Now it’s time for my favorite part – the sauce!
Add about one tablespoon of butter in your sauce pan. Not only will it add flavor, of course, but it’ll help the sauce not get clumpy at the bottom of the pan. Add in Italian seasoning, onion and garlic powder, as well as salt and a little bit of pepper according to your tastebuds. Let the spices marinate in the butter for about 30 seconds to activate the flavor. Once that delicious aroma fills your kitchen, add in four scoops of basil pesto and mix it all together. I let that cook for about two minutes before I add in one pint of heavy whipping cream. The next step is totally optional, but I like to add in a little two-percent milk to my heavy cream. After you stir, you can let that sit for another minute while we cook our salmon.

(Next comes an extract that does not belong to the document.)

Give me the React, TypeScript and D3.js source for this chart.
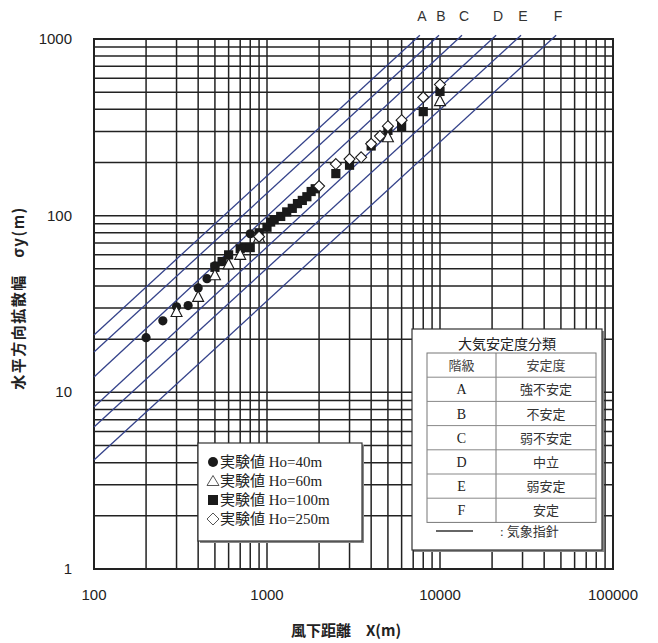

Let roughly six ounces of cherry tomatoes cook with the salmon. Add a little salt, pepper, onion and garlic powder to season them. Don’t worry about getting some of your salmon, it’s only going to add more flavor. You might be wondering why I’m cooking my tomatoes with the salmon and not in a separate pan, but I find that cooking them together adds more flavor to both. You can absolutely cook them in a separate pan since they’re going into the pasta, not with the salmon.
Back to the pasta sauce. It’s time to add in three ounces of feta cheese and four ounces of parmesan cheese, but you’re not going to add it in all at once. Add in little by little and whisk the cheese into the sauce so it doesn’t clump together. Remember, this is creamy pesto sauce, not clumpy. Continue to whisk until the sauce is thickened and creamy, and feel free to give it a little taste test (you should be saying “mmmm”). Once it passes your test, add in your cooked noodles to the sauce.
Salmon doesn’t take long to cook. I cook each side of the salmon for about eight to ten minutes each. The good thing about fish, and also red meat, is that you can cook it however you prefer it (rare to well-done). I like my salmon cooked all the way through. I always double check that it is by gently cutting into the middle of the patty to see if it’s pink and juicy inside. Once it fits the description, it’s ready for the final step – the honey.
Top each salmon patty with two tablespoons of honey, one spoonful for each side of the salmon. Let the salmon cook on each side on low heat for about a minute each to let the honey absorb into the fish.
Now it’s time to get your plate and fork, and dig into this delicious, cozy recipe. This is one I will be using all fall and winter long.